US appeals court strikes down SEC’s private fund rule

A US appeals court threw out the SEC’s private funds rule, handing a victory to the ever-expanding, nearly $27 trillion industry.

A US appeals court rejected an SEC rule intended to compel private funds — like hedge funds and private equity firms — to give investors more transparency via disclosures into these investments. The New Orleans-based Fifth Circuit Court decided the SEC exceeded its authority by adopting the rule in August 2023. It ruled 3-0 in favor of six private equity and hedge fund groups that had challenged the regulations.

Private Fund rule

The SEC’s private fund rules were first proposed in January 2022 and were passed (a more streamlined version of them anyway) a full 18 months later with the two Republican Commissioners dissenting.

It required fund managers to issue quarterly performance and fee reports, perform annual audits, and stop giving some investors preferential treatment over redemptions and preferential information about portfolio holdings.

They were intended to increase transparency, fairness and accountability in an industry known for opacity, an argument having been put forward that such opacity can lead to fraud.

Six trade groups had sued to block these new rules and hailed the decision as a victory for markets and investors such as pensions, foundations and endowments.

The SEC had premised its ability to craft the rule on Section 913 of the Dodd-Frank Act, which grants the SEC authority under the Exchange Act and Advisers Act to adopt rules establishing a uniform fiduciary standard of conduct for broker-dealers and investment advisers when providing personalized investment advice about securities to retail customers.

Section 913 of Dodd-Frank

The author of the Fifth Circuit Court’s decision, Judge Kurt Engelhardt, said in the decision that Section 913 only applies to retail customers and has nothing to do with private funds. The judge said that actually the Dodd-Frank Act targets private funds under Title IV — and only with carefully limited reporting and recordkeeping requirements on some private fund advisers, along with providing only limited rulemaking authority.”

Furthermore, the judge said regulators failed “to explain how the final rule would prevent fraud.” He pointed out that the SEC largely fails to define the fraudulent acts or practices the final rule is purportedly designed to prevent, and that although some conduct by private funds could involve fraud, the Commission has observed misconduct by only about 0.05% of advisers.

Industry (mostly) rejoices

The decision drew praise from industry trade groups, which hailed it as one protecting capital in the form of private equity and credit that millions of workers depend on in America as components of their retirement investments.

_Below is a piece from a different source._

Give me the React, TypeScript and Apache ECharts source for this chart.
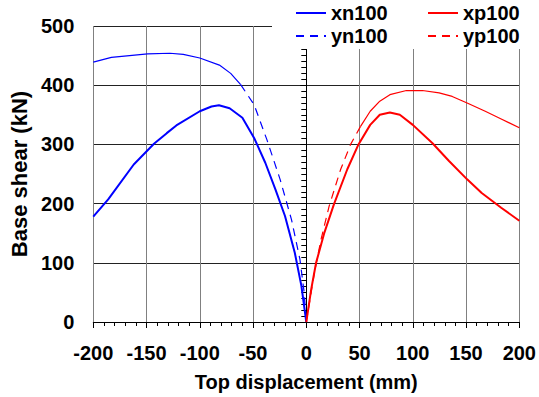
import React, { useEffect, useRef } from "react";
import * as echarts from "echarts";

// [top displacement (mm), base shear (kN)]
const xn100: number[][] = [
  [-200, 178], [-186, 207], [-162, 266], [-143, 301], [-131, 319], [-122, 332],
  [-100, 356], [-89, 364], [-82, 366], [-72, 361], [-60, 345], [-49, 311],
  [-38.5, 269], [-29, 224], [-20, 179], [-10.8, 117], [-4.6, 61], [0, 0],
];
const yn100: number[][] = [
  [-200, 439], [-183, 447], [-149, 453], [-128, 454], [-115.5, 452], [-100, 446],
  [-81.6, 434], [-71, 420], [-61.6, 401], [-49, 367], [-37, 308], [-24.6, 241],
  [-13.9, 173], [-6, 106], [-2, 50], [0, 0],
];
const xp100: number[][] = [
  [0, 0], [4.6, 55], [9.2, 100], [17, 151], [26, 199], [38.5, 258], [49, 300],
  [60, 333], [69, 350], [78.5, 354], [87.8, 350], [100, 333], [118.5, 302],
  [134, 272], [151, 241], [164.7, 218], [183, 193], [200, 171],
];
const yp100: number[][] = [
  [0, 0], [7.7, 84], [13.9, 140], [21.5, 196], [32.3, 258], [41.6, 300],
  [50.8, 330], [60, 356], [69, 373], [78.5, 384], [94, 391], [109, 391],
  [124.7, 387], [137, 381], [151, 370], [168, 356], [183, 343], [200, 328],
];
const xTicks = [-200, -150, -100, -50, 0, 50, 100, 150, 200];
const yTicks = [0, 100, 200, 300, 400, 500];

// where the dashed curves appear solid in the picture (dense points)
const ynDashFrom = -61.6;
const ypDashTo = 50.8;

const FONT = "'Liberation Sans', Arial, sans-serif";
const BLUE = "#0000FF";
const RED = "#FF0000";

export default function App() {
  const ref = useRef<HTMLDivElement>(null);
  useEffect(() => {
    if (!ref.current) return;
    const chart = echarts.init(ref.current, null, { renderer: "svg" });
    const lbl = { fontFamily: FONT, fontWeight: "bold" as const, fontSize: 20, color: "#000" };
    const legendCommon = {
      orient: "vertical", top: 3, padding: 0, itemGap: 3,
      itemWidth: 30, itemHeight: 20, textStyle: lbl, z: 101,
      itemStyle: { opacity: 0 },
    };
    chart.setOption({
      animation: false,
      backgroundColor: "#fff",
      textStyle: { fontFamily: FONT },
      grid: { left: 88, right: 18, top: 26, bottom: 74, containLabel: false },
      legend: [
        { ...legendCommon, left: 295, data: ["xn100", "yn100"] },
        { ...legendCommon, left: 427, data: ["xp100", "yp100"] },
      ],
      graphic: [
        { type: "rect", z: 100, shape: { x: 272, y: 0, width: 267, height: 49 }, style: { fill: "#fff" } },
      ],
      xAxis: {
        type: "value", min: xTicks[0], max: xTicks[xTicks.length - 1], interval: 50,
        name: "Top displacement (mm)", nameLocation: "middle", nameGap: 50,
        nameTextStyle: { ...lbl },
        axisLine: { onZero: false, lineStyle: { color: "#000", width: 1 } },
        axisTick: { show: true, length: 6, lineStyle: { color: "#000" } },
        minorTick: { show: true, splitNumber: 5, length: 4, lineStyle: { color: "#000" } },
        splitLine: { show: true, lineStyle: { color: "#808080", width: 1 } },
        axisLabel: { ...lbl, margin: 21 },
      },
      yAxis: [
        {
          type: "value", min: yTicks[0], max: yTicks[yTicks.length - 1], interval: 100,
          position: "left",
          name: "Base shear (kN)", nameLocation: "middle", nameGap: 52, nameRotate: 90,
          nameTextStyle: { ...lbl, fontSize: 22 },
          axisLine: { show: false, onZero: false },
          axisTick: { show: false },
          splitLine: { show: true, lineStyle: { color: "#222", width: 1 } },
          axisLabel: { ...lbl, margin: 19 },
        },
        {
          type: "value", min: yTicks[0], max: yTicks[yTicks.length - 1], interval: 100,
          position: "right",
          axisLine: { show: true, onZero: true, lineStyle: { color: "#000", width: 1 } },
          axisTick: { show: true, inside: true, length: 6, lineStyle: { color: "#000" } },
          minorTick: { show: true, splitNumber: 10, length: 5, lineStyle: { color: "#000" } },
          splitLine: { show: false },
          axisLabel: { show: false },
        },
      ],
      series: [
        {
          name: "xn100", type: "line", data: xn100, showSymbol: false, symbol: "none",
          lineStyle: { color: BLUE, width: 2 }, itemStyle: { color: BLUE }, z: 5,
        },
        {
          name: "yn100", type: "line", data: yn100.filter((p) => p[0] >= ynDashFrom),
          showSymbol: false, symbol: "none",
          lineStyle: { color: BLUE, width: 1.2, type: [8, 6] }, itemStyle: { color: BLUE }, z: 5,
        },
        {
          name: "yn100", type: "line", data: yn100.filter((p) => p[0] <= ynDashFrom),
          showSymbol: false, symbol: "none",
          lineStyle: { color: BLUE, width: 1.2 }, itemStyle: { color: BLUE }, z: 5,
        },
        {
          name: "xp100", type: "line", data: xp100, showSymbol: false, symbol: "none",
          lineStyle: { color: RED, width: 2 }, itemStyle: { color: RED }, z: 5,
        },
        {
          name: "yp100", type: "line", data: yp100.filter((p) => p[0] <= ypDashTo),
          showSymbol: false, symbol: "none",
          lineStyle: { color: RED, width: 1.2, type: [8, 6] }, itemStyle: { color: RED }, z: 5,
        },
        {
          name: "yp100", type: "line", data: yp100.filter((p) => p[0] >= ypDashTo),
          showSymbol: false, symbol: "none",
          lineStyle: { color: RED, width: 1.2 }, itemStyle: { color: RED }, z: 5,
        },
      ],
    });
    return () => chart.dispose();
  }, []);
  return <div ref={ref} style={{ width: 539, height: 397, position: "absolute", left: 0, top: 0 }} />;
}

The estimated compliance costs to affected businesses (which the SEC acknowledged in its rulemaking) was nearly $500m a year.

Six trade groups had sued the SEC to block these new rules — including the Managed Funds Association and the American Investment Council — and hailed the decision as a victory for markets and investors such as pensions, foundations and endowments.

The opinion requiring specific links to fraud could have implications for other SEC rules, such as the pending one regarding predictive data analytic tools.

The SEC told news outlets it was reviewing the decision and deciding whether it would appeal to the Supreme Court or ask the full five-member Fifth Circuit Court to review it (in an “en banc” hearing). As with the conservative Fifth Circuit Court, the conservative majority in the Supreme Court would make it a tough venue for an SEC challenge and an even tougher one for a victory.

Interesting, the core constituency that the rule targeted — the limited partners who invest in venture capital and private equity funds — were a bit less vehement in their opposition to the rule. In fact, 11 of them asked the judge to strike it down but preserve the SEC’s right to make future private fund rules under Section 913 — preferably less onerous and particularly not imposing restrictions on exempt private fund managers.


The SEC stripped of its private fund rule in its regulatory arsenal, is likely to use other, existing rules to manage what it sees as abuses by this industry sector. Its Marketing Rule is one that comes to mind. And the agency will likely continue to apply a heightened focus on investment managers’ disclosure practices with respect to expenses and conflicts also utilising existing rules.

It is worth noting that the Fifth Circuit opinion requiring specific links to fraud in SEC rulemaking could have implications for other rules, such as the pending one regarding predictive data analytic tools. And the SEC’s proposed climate rule has been challenged in court for exceeding the SEC’s rulemaking powers and lacking a specific material harm it is trying to prevent with new and costly disclosure obligations.

SEC Chair Gary Gensler’s rulemaking attempts have faced a string of lawsuits, and he has also had his hand forced in terms of approving spot bitcoin and ether ETFs. The litigation this year will continue to play out, underscoring the courts’ outsized role in the US regulatory landscape, absent Congressional intervention on any of these fronts.